Sementara itu, realisasi subsidi bantuan uang muka per 7 Juli 2023 tercatat 93.701 unit senilai Rp 380 miliar atau 42,59 persen dari target 220.000 unit senilai Rp 890 miliar. Adapun realisasi penyerapan Tabungan Perumahan Rakyat tercatat 2.624 unit senilai Rp 390 miliar atau 21,73 persen dari target 12.072 unit senilai Rp 1,05 triliun.
Total serapan anggaran dari empat skema bantuan pembiayaan perumahan per 7 Juli 2023 tercatat 106.373 unit senilai Rp 13,78 triliun atau 45,83 persen dari target 232.072 unit senilai Rp 30,58 triliun pada tahun ini.
Herry menambahkan, pada 2024, pemerintah menganggarkan bantuan pembiayaan perumahan berupa FLPP sejumlah 220.000 unit senilai Rp 25,8 triliun.

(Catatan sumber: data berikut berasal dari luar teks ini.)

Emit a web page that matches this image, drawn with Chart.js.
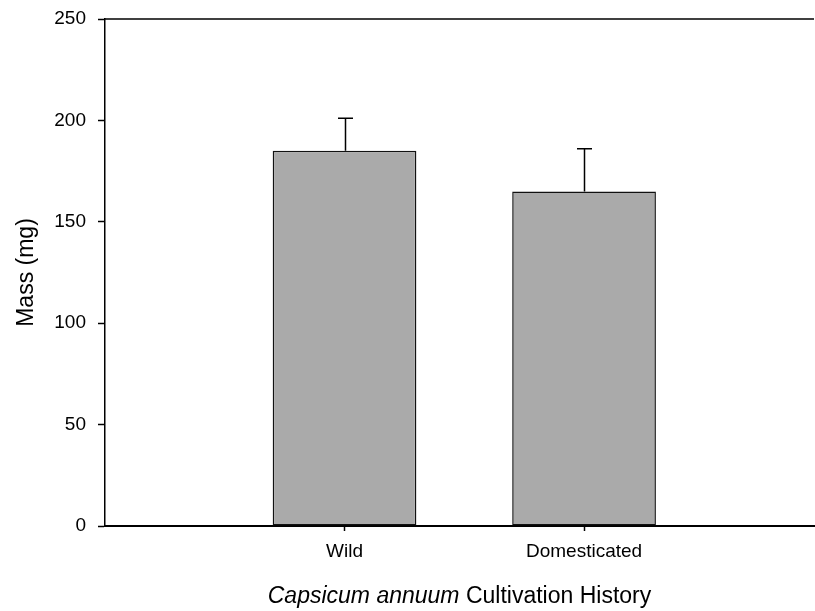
<!DOCTYPE html>
<html>
<head>
<meta charset="utf-8">
<script src="https://cdn.jsdelivr.net/npm/chart.js@4.4.1/dist/chart.umd.min.js"></script>
<style>
	html, body { margin: 0; padding: 0; background: #fff; }
	#wrap { width: 815px; height: 611px; }
</style>
</head>
<body>
<div id="wrap"><canvas id="myChart" width="815" height="611"></canvas></div>
<script>
	// data
	const categories = ['Wild', 'Domesticated'];
	const means = [185, 165];
	const errUp = [16, 21];
	const yTicks = [0, 50, 100, 150, 200, 250];

	const FONT = 'Arial, "Liberation Sans", sans-serif';

	let points = categories.map((c, i) => ({ x: i + 1, y: means[i] }));

	// top frame line (no right one, like the original)
	const topLine = {
		id: 'topLine',
		afterDraw(chart) {
			let ctx = chart.ctx, a = chart.chartArea;
			ctx.save();
			ctx.strokeStyle = '#000';
			ctx.lineWidth = 1.5;
			ctx.beginPath();
			ctx.moveTo(a.left, a.top);
			ctx.lineTo(a.right, a.top);
			ctx.stroke();
			ctx.restore();
		}
	};

	const errorBars = {
		id: 'errorBars',
		afterDatasetsDraw(chart) {
			let ctx = chart.ctx;
			let x = chart.scales.x, y = chart.scales.y;
			ctx.save();
			ctx.strokeStyle = '#000';
			ctx.lineWidth = 1.5;
			means.forEach((m, i) => {
				let px = Math.round(x.getPixelForValue(i + 1)) + 0.5;
				let y0 = y.getPixelForValue(m);
				let y1 = y.getPixelForValue(m + errUp[i]);
				ctx.beginPath();
				ctx.moveTo(px, y0);
				ctx.lineTo(px, y1);
				ctx.moveTo(px - 7.5, y1);
				ctx.lineTo(px + 7.5, y1);
				ctx.stroke();
			});
			ctx.restore();
		}
	};

	// axis titles, the x one has an italic part
	const axisTitles = {
		id: 'axisTitles',
		afterDraw(chart) {
			let ctx = chart.ctx, a = chart.chartArea;
			let cx = (a.left + a.right) / 2;
			let cy = (a.top + a.bottom) / 2;
			ctx.save();
			ctx.fillStyle = '#000';
			ctx.textBaseline = 'alphabetic';
			ctx.textAlign = 'left';
			let part1 = 'Capsicum annuum';
			let part2 = ' Cultivation History';
			ctx.font = 'italic 23px ' + FONT;
			let w1 = ctx.measureText(part1).width;
			ctx.font = '23px ' + FONT;
			let w2 = ctx.measureText(part2).width;
			let startX = cx - (w1 + w2) / 2;
			ctx.font = 'italic 23px ' + FONT;
			ctx.fillText(part1, startX, 603);
			ctx.font = '23px ' + FONT;
			ctx.fillText(part2, startX + w1, 603);

			ctx.translate(33, cy);
			ctx.rotate(-Math.PI / 2);
			ctx.textAlign = 'center';
			ctx.fillText('Mass (mg)', 0, 0);
			ctx.restore();
		}
	};

	new Chart(document.getElementById('myChart').getContext('2d'), {
		type: 'bar',
		data: {
			datasets: [{
				data: points,
				backgroundColor: '#aaaaaa',
				borderColor: '#111',
				borderWidth: 1.5,
				borderSkipped: false,
				barPercentage: 0.6,
				categoryPercentage: 1
			}]
		},
		options: {
			responsive: false,
			animation: false,
			events: [],
			layout: { padding: { top: 19, right: 1, left: 0, bottom: 0 } },
			plugins: {
				legend: { display: false },
				tooltip: { enabled: false }
			},
			scales: {
				x: {
					type: 'linear',
					min: 0,
					max: 2.96,
					offset: false,
					afterBuildTicks: (scale) => {
						scale.ticks = categories.map((c, i) => ({ value: i + 1 }));
					},
					afterFit: (scale) => {
						scale.height = 85;
						scale.paddingLeft = 0;
						scale.paddingRight = 0;
					},
					ticks: {
						color: '#000',
						font: { family: FONT, size: 19 },
						padding: 9,
						maxRotation: 0,
						autoSkip: false,
						callback: (v) => categories[v - 1]
					},
					grid: { offset: false, drawOnChartArea: false, tickLength: 5, tickColor: '#000', tickWidth: 1.5 },
					border: { color: '#000', width: 2 }
				},
				y: {
					min: 0,
					max: 250,
					afterBuildTicks: (scale) => {
						scale.ticks = yTicks.map(v => ({ value: v }));
					},
					afterFit: (scale) => {
						scale.width = 105;
						scale.paddingTop = 0;
						scale.paddingBottom = 0;
					},
					ticks: {
						color: '#000',
						font: { family: FONT, size: 19 },
						padding: 12
					},
					grid: { drawOnChartArea: false, tickLength: 7, tickColor: '#000', tickWidth: 1.5 },
					border: { color: '#000', width: 1.5 }
				}
			}
		},
		plugins: [topLine, errorBars, axisTitles]
	});
</script>
</body>
</html>
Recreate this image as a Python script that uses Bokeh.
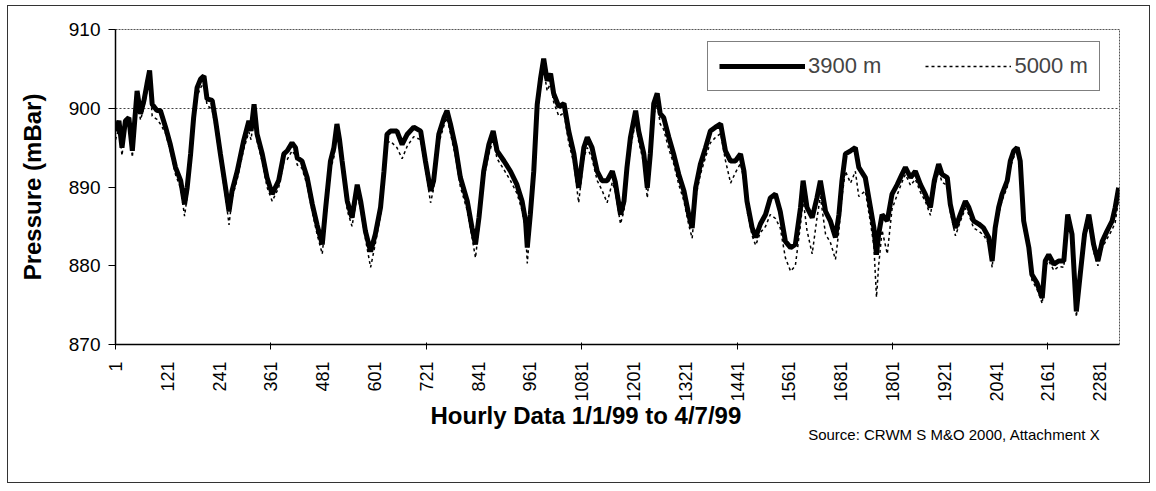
from math import pi
from bokeh.plotting import figure
from bokeh.models import Range1d, FixedTicker, Legend, LegendItem, Title
from bokeh.embed import file_html
from bokeh.resources import INLINE

# ---- data ----
hours = [1, 9, 16, 24, 32, 40, 51, 59, 67, 74, 80, 86, 97, 105, 117, 128, 140, 152, 161, 167,
         175, 182, 190, 198, 206, 213, 225, 233, 244, 256, 264, 271, 283, 298, 310, 315, 322, 329, 341, 352,
         364, 379, 391, 399, 410, 418, 422, 433, 445, 457, 468, 480, 488, 499, 507, 514, 520, 526, 538, 549,
         561, 569, 580, 592, 603, 615, 623, 630, 638, 653, 665, 677, 692, 708, 719, 731, 738, 750, 762, 769,
         777, 789, 800, 816, 827, 835, 843, 854, 866, 876, 885, 901, 916, 931, 943, 951, 955, 962, 970, 978,
         986, 993, 1001, 1009, 1016, 1028, 1040, 1051, 1063, 1074, 1086, 1094, 1105, 1117, 1128, 1140, 1152, 1159, 1171, 1179,
         1186, 1194, 1206, 1213, 1225, 1233, 1240, 1248, 1256, 1263, 1271, 1283, 1294, 1306, 1318, 1329, 1337, 1345, 1356, 1368,
         1379, 1391, 1403, 1414, 1426, 1437, 1449, 1457, 1464, 1476, 1484, 1495, 1507, 1518, 1530, 1541, 1553, 1565, 1576, 1588,
         1594, 1603, 1615, 1626, 1634, 1646, 1657, 1669, 1677, 1684, 1692, 1704, 1715, 1723, 1738, 1750, 1758, 1764, 1769, 1777,
         1789, 1800, 1812, 1823, 1831, 1843, 1854, 1866, 1877, 1889, 1898, 1908, 1916, 1928, 1935, 1947, 1958, 1970, 1978, 1989,
         2001, 2012, 2024, 2032, 2039, 2047, 2055, 2067, 2074, 2082, 2090, 2097, 2105, 2117, 2124, 2136, 2148, 2155, 2163, 2175,
         2186, 2198, 2207, 2217, 2227, 2236, 2246, 2256, 2267, 2277, 2287, 2298, 2310, 2317, 2325]

p3900 = [897.1, 898.4, 895.0, 898.4, 898.8, 894.6, 902.2, 899.3, 901.0, 903.1, 904.8, 900.5, 899.7, 899.7, 897.6, 895.4, 892.5, 890.8, 887.8, 889.9,
         894.2, 898.8, 902.6, 903.7, 904.1, 901.2, 901.0, 898.4, 894.2, 889.9, 886.9, 889.5, 892.0, 895.9, 898.4, 897.1, 900.5, 896.7, 894.2, 891.2,
         889.1, 890.8, 894.2, 894.6, 895.6, 895.0, 893.7, 893.3, 891.2, 887.8, 885.2, 882.7, 887.4, 893.3, 895.0, 898.0, 896.0, 893.3, 888.2, 886.1,
         890.3, 888.2, 884.4, 881.8, 884.0, 887.4, 892.0, 896.7, 897.1, 897.1, 895.4, 896.7, 897.6, 897.1, 893.3, 889.5, 890.8, 896.7, 898.8, 899.7,
         898.0, 895.0, 891.2, 888.2, 884.8, 882.7, 886.1, 892.0, 895.4, 897.1, 894.6, 893.3, 892.0, 890.3, 888.2, 885.7, 882.3, 886.5, 892.0, 900.5,
         903.9, 906.3, 903.5, 904.4, 901.9, 900.2, 900.6, 897.1, 894.2, 889.9, 895.0, 896.3, 895.0, 892.0, 890.8, 890.8, 892.0, 890.6, 886.5, 888.2,
         892.5, 896.3, 899.7, 897.1, 894.2, 889.9, 894.2, 900.6, 901.9, 899.3, 898.8, 896.3, 894.2, 891.6, 889.5, 886.5, 884.8, 889.9, 892.9, 895.0,
         897.1, 897.6, 898.0, 894.6, 893.3, 893.3, 894.2, 892.0, 888.2, 884.8, 883.6, 885.3, 886.5, 888.6, 889.1, 886.9, 883.1, 882.3, 882.7, 887.4,
         890.8, 887.4, 886.1, 888.6, 890.8, 886.9, 885.7, 883.6, 886.5, 890.8, 894.2, 894.6, 895.0, 892.5, 891.2, 887.4, 884.8, 881.4, 884.0, 886.5,
         885.7, 889.1, 890.3, 891.6, 892.5, 891.2, 892.0, 890.3, 889.1, 887.4, 890.8, 892.9, 891.6, 891.2, 887.8, 884.8, 886.5, 888.2, 887.4, 885.7,
         885.3, 884.8, 883.6, 880.6, 884.8, 887.4, 889.1, 890.8, 893.3, 894.6, 895.0, 893.3, 885.7, 882.3, 878.9, 877.8, 875.9, 880.6, 881.4, 880.2,
         880.6, 880.6, 886.5, 884.0, 874.2, 878.9, 884.0, 886.5, 882.7, 880.6, 883.1, 884.4, 885.7, 887.4, 889.9]

p5000 = [896.0, 897.5, 894.0, 897.6, 898.0, 893.8, 901.0, 898.5, 900.2, 902.2, 903.6, 899.0, 898.6, 898.0, 896.8, 894.6, 891.6, 889.8, 886.3, 888.8,
         893.0, 897.8, 901.5, 902.6, 903.2, 900.4, 899.8, 897.4, 893.2, 888.8, 885.2, 888.5, 891.0, 894.8, 897.0, 896.0, 899.2, 895.8, 893.2, 890.0,
         888.2, 889.9, 893.2, 893.5, 894.6, 894.0, 892.8, 892.4, 890.2, 886.8, 884.0, 881.5, 886.0, 892.2, 893.8, 897.0, 895.0, 892.3, 887.0, 885.0,
         889.0, 887.2, 883.4, 879.8, 882.8, 886.4, 891.0, 895.6, 895.8, 895.0, 893.6, 895.2, 896.4, 896.0, 892.3, 888.0, 889.8, 895.6, 897.8, 898.8,
         896.8, 893.8, 890.0, 887.0, 883.6, 881.0, 885.0, 891.0, 894.2, 896.0, 893.6, 892.2, 890.8, 889.2, 887.0, 884.5, 880.3, 885.2, 891.0, 899.2,
         902.8, 905.0, 902.2, 903.2, 900.8, 899.0, 899.4, 895.6, 893.0, 888.0, 893.8, 895.0, 893.6, 890.8, 889.6, 888.0, 890.6, 889.4, 885.3, 887.0,
         891.3, 895.0, 898.3, 895.8, 893.0, 888.6, 893.0, 899.2, 900.6, 898.0, 897.3, 894.8, 893.0, 890.3, 888.2, 885.2, 883.5, 888.6, 891.6, 893.8,
         895.6, 896.3, 896.8, 893.4, 890.5, 891.8, 893.0, 890.8, 887.0, 883.8, 882.6, 884.2, 885.0, 886.5, 886.0, 884.8, 881.0, 879.3, 880.0, 885.2,
         888.5, 884.5, 881.5, 886.0, 888.8, 884.0, 883.0, 880.8, 884.5, 888.8, 892.0, 890.5, 892.0, 888.8, 889.5, 885.5, 882.5, 876.0, 880.0, 884.5,
         881.5, 887.2, 889.0, 890.6, 891.6, 890.2, 891.0, 889.3, 888.2, 886.4, 889.8, 892.0, 890.6, 890.2, 886.8, 883.8, 885.6, 887.3, 886.5, 884.8,
         884.4, 883.9, 882.8, 879.8, 884.0, 886.6, 888.3, 890.0, 892.5, 893.8, 894.2, 892.6, 885.0, 881.5, 878.2, 877.0, 875.2, 879.9, 880.6, 879.4,
         879.9, 879.8, 885.8, 883.2, 873.5, 878.2, 883.2, 885.6, 881.8, 880.0, 882.3, 883.4, 884.6, 885.5, 888.5]

x_tick_labels = [1, 121, 241, 361, 481, 601, 721, 841, 961, 1081, 1201, 1321,
                 1441, 1561, 1681, 1801, 1921, 2041, 2161, 2281]
x_tick_marks = [1, 361, 721, 1081, 1441, 1801, 2161]
y_ticks = [870, 880, 890, 900, 910]
series_names = ["3900 m", "5000 m"]

FONT = "Liberation Sans"

p = figure(frame_width=1004, frame_height=315,
           min_border_left=107, min_border_right=30, min_border_top=23, min_border_bottom=138,
           x_range=Range1d(1, 2327), y_range=Range1d(870, 910),
           output_backend="svg", toolbar_location=None)
p.styles = {"border": "1px solid #333", "margin-left": "7px", "margin-top": "5px"}
p.background_fill_color = "white"
p.border_fill_color = "white"
p.outline_line_color = "#555555"
p.outline_line_dash = "2 1"
p.outline_line_width = 1

r5 = p.line(hours, p5000, line_color="black", line_width=1.5, line_dash="3 3")
r39 = p.line(hours, p3900, line_color="black", line_width=5)

# axes
xa = p.xaxis[0]
xa.ticker = FixedTicker(ticks=x_tick_labels, minor_ticks=x_tick_marks)
xa.major_label_orientation = pi / 2
xa.major_tick_out = 0
xa.major_tick_in = 0
xa.minor_tick_out = 5
xa.minor_tick_in = 2
xa.minor_tick_line_color = "black"
xa.major_label_standoff = 12
xa.major_label_text_font = FONT
xa.major_label_text_font_size = "18px"
xa.major_label_text_color = "black"
xa.axis_line_color = "black"
xa.axis_line_width = 1.5

ya = p.yaxis[0]
ya.ticker = FixedTicker(ticks=y_ticks)
ya.major_tick_out = 7
ya.major_tick_in = 0
ya.minor_tick_line_color = None
ya.major_tick_line_color = "black"
ya.major_label_standoff = 8
ya.major_label_text_font = FONT
ya.major_label_text_font_size = "19px"
ya.major_label_text_color = "black"
ya.axis_line_color = "black"
ya.axis_line_width = 1.5
ya.axis_label = "Pressure (mBar)"
ya.axis_label_text_font = FONT
ya.axis_label_text_font_size = "24px"
ya.axis_label_text_font_style = "bold"
ya.axis_label_text_color = "black"
ya.axis_label_standoff = 20

p.xgrid.visible = False
p.ygrid.ticker = FixedTicker(ticks=[900])
p.ygrid.grid_line_color = "#444444"
p.ygrid.grid_line_dash = "2 2"
p.ygrid.grid_line_width = 1

# legend
legend = Legend(items=[LegendItem(label=series_names[0], renderers=[r39]),
                       LegendItem(label=series_names[1], renderers=[r5])],
                location=(592, 253), orientation="horizontal",
                label_text_font=FONT, label_text_font_size="22px",
                glyph_width=86, glyph_height=16, label_height=16, label_standoff=3,
                spacing=44, padding=11, margin=0,
                border_line_color="black", border_line_width=1,
                background_fill_color="white", background_fill_alpha=1)
p.add_layout(legend)

# x-axis title and source note
p.add_layout(Title(text="Hourly Data 1/1/99 to 4/7/99", align="left", offset=315,
                   text_font=FONT, text_font_size="24px", text_font_style="bold",
                   text_color="black", standoff=-10), "below")
p.add_layout(Title(text="Source: CRWM S M&O 2000, Attachment X", align="right", offset=19,
                   text_font=FONT, text_font_size="15px", text_font_style="normal",
                   text_color="black", standoff=0), "below")

open("out.html", "w").write(file_html(p, INLINE))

Jumlah alokasi bantuan rumah bersubsidi itu masih sama jika dibandingkan dengan tahun ini, yakni 220.000 unit.
Sementara itu, SBUM ditargetkan 227.251 unit senilai Rp 920 miliar atau naik 3,29 persen dibandingkan dengan 2023 sejumlah 220.000 unit. SSB ditargetkan 751.735 unit senilai Rp 4,61 triliun. Alokasi SSB itu turun 0,3 persen ketimbang tahun ini 754.004 unit. Adapun Tabungan Perumahan Rakyat ditargetkan 7.251 unit atau menurun 66 persen dibandingkan dengan target tahun ini 12.072 unit.
Secara terpisah, Sekretaris Jenderal Asosiasi Pengembang Perumahan dan Permukiman Seluruh Indonesia (Apersi) Daniel Djumali mengemukakan, kenaikan harga patokan rumah bersubsidi sekitar 7 persen mendorong pengembang kembali bergairah setelah sebelumnya menunda pasokan karena menunggu penyesuaian harga rumah bersubsidi.
Sebelumnya, hingga triwulan I (Januari-Maret) tahun 2023, penyaluran kredit pemilikan rumah bersubsidi melalui FLPP 46.233 unit. Ini setara dengan 21 persen dari target FLPP sebanyak 220.000 unit tahun ini senilai Rp 25,18 triliun.
Menurut Daniel, sejalan dengan harga tanah yang semakin mahal, ada kecenderungan proyek pembangunan rumah bersubsidi semakin lama akan semakin ke pinggiran kota. ”Semakin lama konsumen menunda membeli rumah bersubsidi, maka lokasi rumah berpotensi semakin ke pinggiran,” kata Daniel.